NKI validation status

A snapshot of where each sub-project stands on Phase 1 — the "NKI kernels replace stubs and match the PyTorch reference on real trn1/trn2 hardware" milestone.

Three gates, in order of how cheaply they can be run:

  1. Simulator gatenki.simulate(kernel)(numpy_args) runs the NKI program on CPU with no device and no NEFF compile. Exercised in every PR via the nki-simulator CI job on ubuntu-latest across all six libraries. Catches Python-layer correctness, shape mismatches, and API drift.
  2. Hardware gate@pytest.mark.neuron tests dispatched to a per-repo trn1.2xlarge via SSM, run manually by maintainers via scripts/run_neuron_tests.sh. Catches MLIR-verifier issues, numerical behavior, and real NEFF compile.
  3. Canonical reference — published spec vectors, PyTorch-parity tolerance, or scipy / PySCF / LAPACK agreement, depending on the library.

Per-kernel details live in each sub-project's docs/architecture.md. Per-phase definitions live in the suite roadmap.

Status by sub-project

Sub-project Phase 1 tracker Status NKI kernels Blog retrospective
trnfft #51 ✅ Hardware-validated butterfly FFT, batched FFT, complex GEMM, DFT-as-GEMM fast path, Kahan butterfly trnfft: FFT on hardware that doesn't want to be an FFT engine
trnblas #21 ✅ Hardware-validated GEMM, SYRK, fused DF-MP2 energy reduction trnblas: fusing DF-MP2 energy reduction into one NKI kernel
trnrand #18 🚧 Simulator-validated, upstream-blocked Philox 4×32-10, Box-Muller trnrand: RNG is a four-engine workload
trnsolver #26 🕑 Simulator-validated batched-sweep Jacobi eigh, Newton–Schulz inverse-sqrt, CG / GMRES with Jacobi preconditioner trnsolver: Jacobi for Trainium
trnsparse #14 ✅ Hardware-validated BSR-128 SpMM, fused screened SpMM, CSR-materialized SpMM trnsparse: the tile is the unit, not the nonzero
trntensor #27 ✅ Hardware-validated 2-index + batched nc_matmul, fused MP2 energy, 4-index AO→MO transform trntensor: when the kernel boundary is the API

Legend:

  • Hardware-validated — kernels pass @pytest.mark.neuron on trn1; NKI is the default dispatch target when neuronxcc is available.
  • 🕑 Simulator-validated — kernels pass nki-simulator CI; hardware runs queued. PyTorch is the default until hardware passes.
  • 🚧 Simulator-validated, upstream-blocked — kernels compile and run; the library has a named, trackable NKI primitive gap preventing numerically-correct hardware output. See the blog retrospective for specifics.

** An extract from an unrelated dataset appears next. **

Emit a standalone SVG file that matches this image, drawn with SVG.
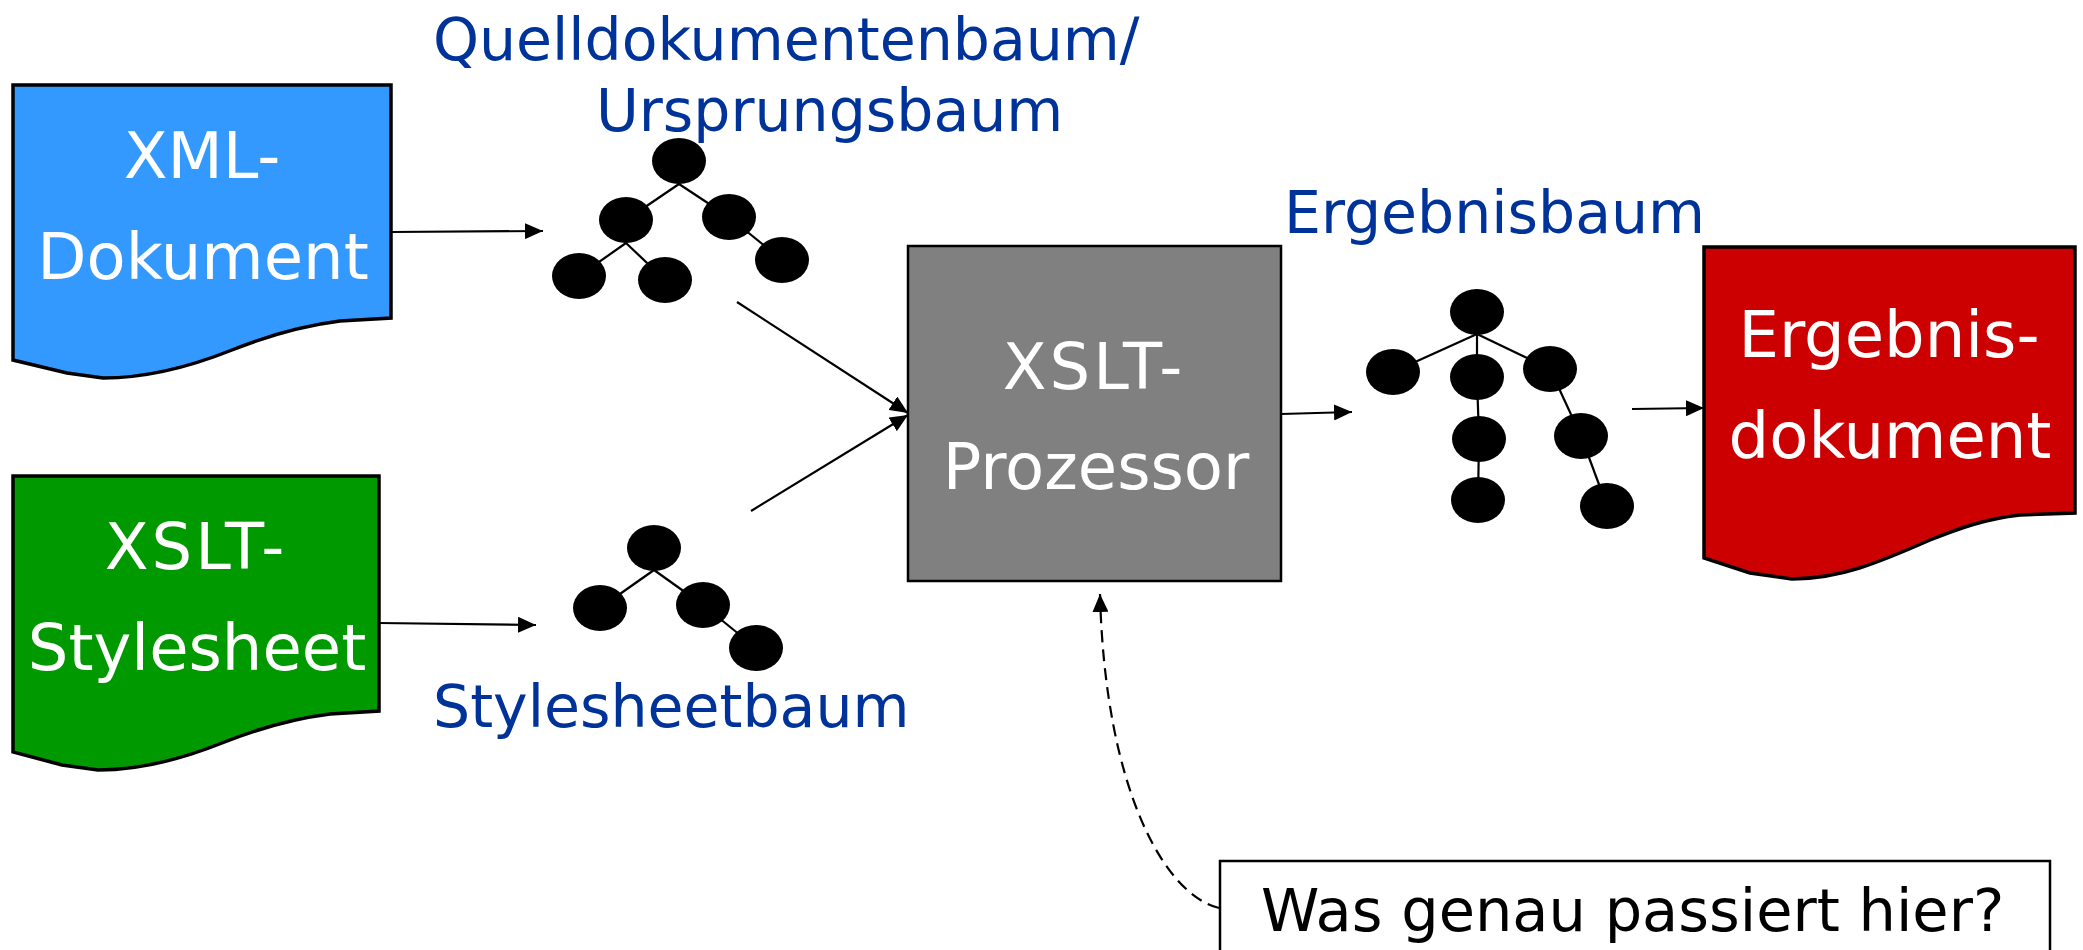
<svg xmlns="http://www.w3.org/2000/svg" width="2083" height="950" viewBox="0 0 2083 950">
<style>
.doc{stroke:#000;stroke-width:3.5;stroke-linejoin:miter}
.wt{font-family:"DejaVu Sans",Verdana,sans-serif;font-size:64px;fill:#fff;text-anchor:middle}
.ls{letter-spacing:3px}
.lbl{font-family:"DejaVu Sans",Verdana,sans-serif;font-size:58.5px;fill:#003399}
.conn{stroke:#000;stroke-width:2.2;fill:none}
.tl{stroke:#000;stroke-width:2.2}
.nd{fill:#000}
</style>
<defs>
<marker id="ah" markerUnits="userSpaceOnUse" viewBox="0 0 18 16" refX="18" refY="8" markerWidth="18" markerHeight="16" orient="auto">
<path d="M0,0 L18,8 L0,16 Z" fill="#000"/>
</marker>
</defs>
<rect width="2083" height="950" fill="#fff"/>

<g id="xml-doc">
<path class="doc" fill="#3399FF" d="M13,85 L391,85 L391,318 L340,321 C300,326 262,338 232,350 C192,366 150,378 103,378 L67,373 L13,360 Z"/>
<text class="wt" x="202" y="178">XML-</text>
<text class="wt" x="203" y="279">Dokument</text>
</g>

<g id="xslt-stylesheet">
<path class="doc" fill="#009900" d="M13,476 L379,476 L379,711 L330,714 C290,719 252,731 222,743 C182,759 142,770 98,770 L62,765 L13,752 Z"/>
<text class="wt ls" x="196" y="569">XSLT-</text>
<text class="wt" x="197" y="670">Stylesheet</text>
</g>

<g id="source-tree">
<text class="lbl" x="433" y="60">Quelldokumentenbaum/</text>
<text class="lbl" x="596" y="131">Ursprungsbaum</text>
<line class="tl" x1="679" y1="184" x2="626" y2="220"/>
<line class="tl" x1="679" y1="184" x2="729" y2="217"/>
<line class="tl" x1="626" y1="243" x2="579" y2="276"/>
<line class="tl" x1="626" y1="243" x2="665" y2="280"/>
<line class="tl" x1="729" y1="217" x2="782" y2="260"/>
<ellipse class="nd" cx="679" cy="161" rx="27" ry="23"/>
<ellipse class="nd" cx="626" cy="220" rx="27" ry="23"/>
<ellipse class="nd" cx="729" cy="217" rx="27" ry="23"/>
<ellipse class="nd" cx="579" cy="276" rx="27" ry="23"/>
<ellipse class="nd" cx="665" cy="280" rx="27" ry="23"/>
<ellipse class="nd" cx="782" cy="260" rx="27" ry="23"/>
</g>

<g id="stylesheet-tree">
<line class="tl" x1="654" y1="570" x2="600" y2="608"/>
<line class="tl" x1="654" y1="570" x2="703" y2="605"/>
<line class="tl" x1="703" y1="605" x2="756" y2="648"/>
<ellipse class="nd" cx="654" cy="548" rx="27" ry="23"/>
<ellipse class="nd" cx="600" cy="608" rx="27" ry="23"/>
<ellipse class="nd" cx="703" cy="605" rx="27" ry="23"/>
<ellipse class="nd" cx="756" cy="648" rx="27" ry="23"/>
<text class="lbl" x="433" y="727">Stylesheetbaum</text>
</g>

<g id="xslt-processor">
<rect x="908" y="246" width="373" height="335" fill="#808080" stroke="#000" stroke-width="2.5"/>
<text class="wt ls" x="1094" y="389">XSLT-</text>
<text class="wt" x="1096" y="489">Prozessor</text>
</g>

<g id="result-tree">
<text class="lbl" x="1284" y="233">Ergebnisbaum</text>
<line class="tl" x1="1477" y1="334" x2="1393" y2="372"/>
<line class="tl" x1="1477" y1="334" x2="1477" y2="377"/>
<line class="tl" x1="1477" y1="334" x2="1550" y2="369"/>
<line class="tl" x1="1477" y1="377" x2="1479" y2="439"/>
<line class="tl" x1="1479" y1="439" x2="1478" y2="500"/>
<line class="tl" x1="1550" y1="369" x2="1581" y2="436"/>
<line class="tl" x1="1581" y1="436" x2="1607" y2="506"/>
<ellipse class="nd" cx="1477" cy="312" rx="27" ry="23"/>
<ellipse class="nd" cx="1393" cy="372" rx="27" ry="23"/>
<ellipse class="nd" cx="1477" cy="377" rx="27" ry="23"/>
<ellipse class="nd" cx="1550" cy="369" rx="27" ry="23"/>
<ellipse class="nd" cx="1479" cy="439" rx="27" ry="23"/>
<ellipse class="nd" cx="1581" cy="436" rx="27" ry="23"/>
<ellipse class="nd" cx="1478" cy="500" rx="27" ry="23"/>
<ellipse class="nd" cx="1607" cy="506" rx="27" ry="23"/>
</g>

<g id="result-doc">
<path class="doc" fill="#CC0000" d="M1704,247 L2075,247 L2075,513 L2020,515 C1985,519 1960,528 1930,540 C1880,562 1840,579 1792,579 L1750,573 L1704,558 Z"/>
<text class="wt" x="1889" y="357">Ergebnis-</text>
<text class="wt" x="1890" y="458">dokument</text>
</g>

<g id="callout">
<rect x="1220" y="861" width="830" height="120" fill="#fff" stroke="#000" stroke-width="2.5"/>
<text x="1261" y="931" font-family="DejaVu Sans, Verdana, sans-serif" font-size="59" fill="#000">Was genau passiert hier?</text>
</g>

<g id="connectors">
<line class="conn" x1="391" y1="232" x2="543" y2="231" marker-end="url(#ah)"/>
<line class="conn" x1="379" y1="623" x2="536" y2="625" marker-end="url(#ah)"/>
<line class="conn" x1="737" y1="302" x2="908" y2="413" marker-end="url(#ah)"/>
<line class="conn" x1="751" y1="511" x2="908" y2="415" marker-end="url(#ah)"/>
<line class="conn" x1="1281" y1="414" x2="1352" y2="412" marker-end="url(#ah)"/>
<line class="conn" x1="1632" y1="409" x2="1704" y2="408" marker-end="url(#ah)"/>
<path class="conn" stroke-dasharray="12 7" d="M1219,908 C1165,895 1105,790 1100,594" marker-end="url(#ah)"/>
</g>
</svg>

Cross-suite infrastructure

  • NKI 0.3.0 migration complete across all six libraries. Coordination tracked in trnsci/trnsci#5. Narrative: The dev loop just got a lot shorter.
  • nki-simulator CI gate on ubuntu-latest for every library. Fast iteration for Python-layer correctness; does not replace hardware for MLIR-verifier or numerical-behavior checks.
  • Hardware CI runs manually via per-repo scripts/run_neuron_tests.sh against a <repo>-ci-trn1 instance.

Looking ahead

  • trnrand's Phase 1 closes when either an NKI integer-multiply primitive or a bitwise-exact nl.copy path lands. Tracked in aws-neuron-sdk#1308.
  • trnsolver's hardware validation is the remaining simulator-to-hardware gap; Phase 3 introduces the Tensor Engine reformulation of the Jacobi rotation and dispatch-count reduction.
  • Phases 2–5 (precision, single-chip perf, multi-chip, generation-specific optimization) build on top of Phase 1 per the roadmap and are tracked per sub-project via the matching phase-N labels.

Design RFCs

Sub-projects with published design docs for upcoming phases:

Maintenance

This page is updated when a Phase 1 tracker closes (or opens, for any new sub-project added to the suite). Historic state lives in the git history — no versioning beyond that.